If you're counting the number of String comparisons involved
in looking up one String value in a table that already holds N
values, the effort is O(N). You choose one of M lists, which holds
(on the average) N/M items, and you search the list. The search
effort is proportional to the list length, hence (since M is a
constant and since Big-Oh swallows proportionality constants) the
search effort is O(N). With a very small multiplier, to be sure,
but still O(N).
But maybe M isn't constant after all; you said you chose it
to be roughly twice the size of the expected N. If you regard M
as a function of N rather than a constant, then the average list
length N/M is N/(2*N) is 0.5, itself a constant, and the search
effort is O(1). Different ground rules, different outcomes.

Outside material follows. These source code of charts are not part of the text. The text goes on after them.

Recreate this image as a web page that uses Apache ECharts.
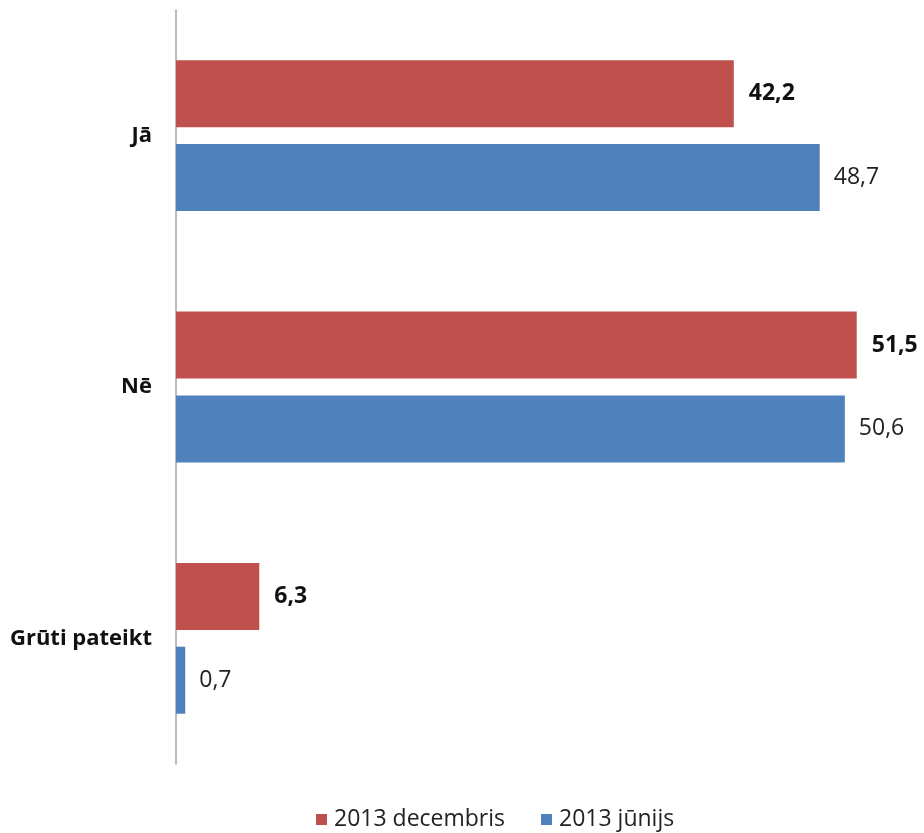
<!DOCTYPE html>
<html><head><meta charset="utf-8">
<script src="https://cdn.jsdelivr.net/npm/echarts@6/dist/echarts.min.js"></script>
<style>html,body{margin:0;padding:0;background:#fff}#c{width:924px;height:833px}</style>
</head><body><div id="c"></div>
<script>
const categories = ['Jā', 'Nē', 'Grūti pateikt'];
const seriesNames = ['2013 decembris', '2013 jūnijs'];
const decembris = [42.2, 51.5, 6.3];
const junijs = [48.7, 50.6, 0.7];

const fontFamily = '"Open Sans", sans-serif';
const chart = echarts.init(document.getElementById('c'));
const fmt = p => String(p.value).replace('.', ',');
chart.setOption({
  animation: false,
  textStyle: { fontFamily: fontFamily },
  grid: { left: 176, right: 21, top: 10, bottom: 69, containLabel: false },
  legend: {
    bottom: -3, left: 311,
    itemWidth: 11, itemHeight: 11, itemGap: 36,
    icon: 'rect',
    textStyle: { fontSize: 23, color: '#222', fontFamily: fontFamily, padding: [0, 0, 0, 2] },
    data: seriesNames
  },
  xAxis: {
    type: 'value', min: 0, max: 55,
    show: false
  },
  yAxis: {
    type: 'category', data: categories, inverse: true,
    axisLine: { show: true, lineStyle: { color: '#a6a6a6', width: 1.5 } },
    axisTick: { show: false },
    axisLabel: { fontSize: 22, fontWeight: 'bold', color: '#111', margin: 24, fontFamily: fontFamily }
  },
  series: [
    {
      name: seriesNames[0], type: 'bar', data: decembris,
      barGap: '25%', barCategoryGap: '40%',
      itemStyle: { color: '#C0504D' },
      label: { show: true, position: 'right', distance: 15, formatter: fmt,
        fontSize: 23, fontWeight: 'bold', color: '#111', fontFamily: fontFamily }
    },
    {
      name: seriesNames[1], type: 'bar', data: junijs,
      barGap: '25%', barCategoryGap: '40%',
      itemStyle: { color: '#4F81BD' },
      label: { show: true, position: 'right', distance: 14, formatter: fmt,
        fontSize: 23, color: '#222', fontFamily: fontFamily }
    }
  ]
});
</script></body></html>
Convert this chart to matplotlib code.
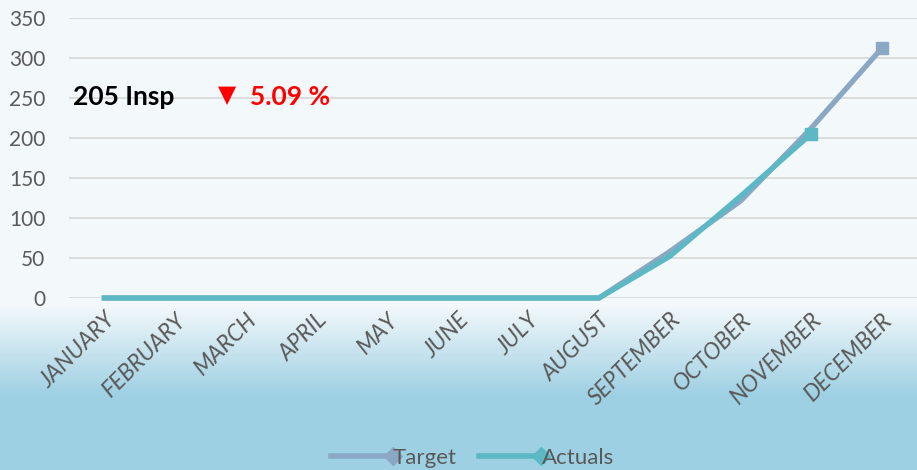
import numpy as np
import matplotlib.pyplot as plt
from matplotlib.colors import LinearSegmentedColormap
from matplotlib.lines import Line2D
from matplotlib.legend_handler import HandlerLine2D

# --- data
months = ["JANUARY", "FEBRUARY", "MARCH", "APRIL", "MAY", "JUNE", "JULY",
          "AUGUST", "SEPTEMBER", "OCTOBER", "NOVEMBER", "DECEMBER"]
target = [0, 0, 0, 0, 0, 0, 0, 0, 58, 121, 212, 312]
actuals = [0, 0, 0, 0, 0, 0, 0, 0, 52, 127, 205]
total_label = "205 Insp"
pct_label = "5.09 %"

# --- style
plt.rcParams["font.family"] = ["Lato", "DejaVu Sans"]
text_col = "#595959"
target_col = "#8aa8c3"
actual_col = "#5bb8c4"


class EndMarkerHandler(HandlerLine2D):
    # legend line with the marker at its right end (Excel style)
    def create_artists(self, *args, **kwargs):
        arts = super().create_artists(*args, **kwargs)
        for a in arts:
            a.set_markevery([len(a.get_xdata()) - 1])
        return arts


fig = plt.figure(figsize=(9.17, 4.70), dpi=100)
W, H = 917, 470

# background gradient (light at top, blue at bottom)
bg = fig.add_axes([0, 0, 1, 1], zorder=0)
bg.axis("off")
rows = np.arange(H)
grad = np.clip((rows - 305) / 90, 0, 1)
cmap = LinearSegmentedColormap.from_list("bg", ["#f3f8fb", "#9ed0e3"])
bg.imshow(grad[:, None], aspect="auto", cmap=cmap, extent=[0, 1, 0, 1],
          vmin=0, vmax=1)

ax = fig.add_axes([69 / W, (H - 298) / H, (917 - 69) / W, 280 / H], zorder=1)
ax.patch.set_alpha(0)

x = np.arange(len(months))
ax.plot(x, target, color=target_col, lw=3.8, solid_joinstyle="miter",
        marker="s", markevery=[len(target) - 1], ms=9, clip_on=False,
        zorder=3)
ax.plot(x[:len(actuals)], actuals, color=actual_col, lw=3.8,
        solid_joinstyle="miter", marker="s", markevery=[len(actuals) - 1],
        ms=9, clip_on=False, zorder=4)

ax.set_xlim(-0.5, 11.5)
ax.set_ylim(0, 350)
ax.set_yticks(range(0, 351, 50))
ax.grid(axis="y", color="#d9d9d9", lw=1.3)
ax.set_axisbelow(True)
for s in ax.spines.values():
    s.set_visible(False)
ax.tick_params(axis="both", length=0, colors=text_col)
ax.tick_params(axis="y", labelsize=15, pad=17)
ax.set_xticks(x)
ax.set_xticklabels(months, rotation=45, ha="right", rotation_mode="anchor",
                   fontsize=16.5, style="italic", color=text_col)
ax.tick_params(axis="x", pad=8)

# KPI annotation
fig.text(73 / W, 1 - 97 / H, total_label, fontsize=19, fontweight="bold",
         color="black", va="center", ha="left")
fig.text(227 / W, 1 - 95 / H, "\u25BC", fontsize=17, color="#ff0000",
         va="center", ha="center", family="DejaVu Sans")
fig.text(250 / W, 1 - 97 / H, pct_label, fontsize=19, fontweight="bold",
         color="#ff0000", va="center", ha="left")

# legend
lh = [Line2D([0, 1], [0, 0], color=target_col, lw=4, marker="D", ms=9),
      Line2D([0, 1], [0, 0], color=actual_col, lw=4, marker="D", ms=9)]
fig.legend(lh, ["Target", "Actuals"], loc="center", ncol=2,
           bbox_to_anchor=(0.515, 1 - 458 / H), frameon=False, fontsize=16,
           labelcolor=text_col, handlelength=2.8, handletextpad=0.0,
           columnspacing=1.0, numpoints=1,
           handler_map={Line2D: EndMarkerHandler()})

fig.savefig("out.png", dpi=100)
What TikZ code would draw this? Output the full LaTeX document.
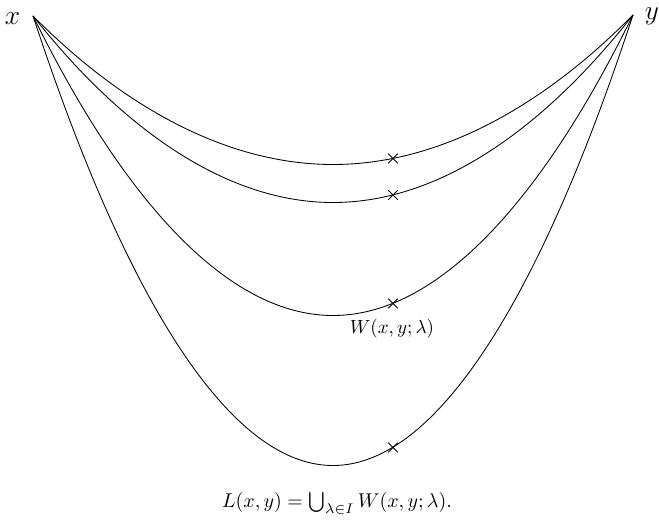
\documentclass[tikz,border=0pt]{standalone}
\usetikzlibrary{shapes.misc}
\begin{document}
\begin{tikzpicture}[x=0.526pt,y=-0.526pt,
  curve/.style={draw=black,line width=0.45pt},
  xmark/.style={cross out,draw=black,line width=0.45pt,inner sep=0pt,minimum size=4.6pt},
  endlabel/.style={font=\Large,anchor=base,inner sep=0pt},
  lbl/.style={inner sep=0pt}]
\useasboundingbox (0,0) rectangle (659,523);
% endpoints
\coordinate (A) at (33,16);
\coordinate (B) at (633,15);
% bends
\coordinate (b1) at (333,164.5);
\coordinate (b2) at (333,202.5);
\coordinate (b3) at (333,315.5);
\coordinate (b4) at (333,465.5);
% curves
\draw[curve] (A) parabola bend (b1) (B);
\draw[curve] (A) parabola bend (b2) (B);
\draw[curve] (A) parabola bend (b3) (B);
\draw[curve] (A) parabola bend (b4) (B);
% crosses
\node[xmark] (m1) at (393,158.5) {};
\node[xmark] (m2) at (393,195) {};
\node[xmark] (m3) at (393,303.5) {};
\node[xmark] (m4) at (393,447.5) {};
% labels
\node[endlabel] (lx) at (12.5,25) {$x$};
\node[endlabel] (ly) at (652,20) {$y$};
\node[lbl] (lw) at (392,329) {$W(x,y;\lambda)$};
\node[lbl,scale=1.05] (ll) at (337,504) {$L(x,y)=\bigcup_{\lambda\in I}W(x,y;\lambda).$};
\end{tikzpicture}
\end{document}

Or maybe you're looking at the total effort to insert all N
items into an initially empty table. Then under the first model
the effort is proportional to 0/M + 1/M + ... + (N-1)/M, which
is N*(N-1)/(2*M) or O(N*N). Under the second model, the effort
is 0.5 + 0.5 + ... + 0.5 = N/2 which is O(N).
Or maybe you're noting that each word is inserted only once
but looked up many times, in which case things get much more
complex and you need to start worrying about effects like "common"
words entering into the table pretty early in the game while the
table is fairly small, and "rare" words appearing later on when
the table has grown large. Also, searches for "common" words are
almost always successful, while those for "rare" words have more
chance of being unsuccessful. A thorny thicket, to be sure.
Or maybe you're also trying to account for the time spent in
computing the hash codes, in which case the lengths of the Strings
enter into the picture, and not just their quantity.
Big-Oh exists for the purpose of sweeping unimportant details
under the rug, deliberately discarding precision. But you can only
use Big-Oh well if you're precise about what you're approximating,
about what "N" means, about what things you model as constants and
what you consider variable, and so on. You can only throw away
precision if you're precise about throwing it away!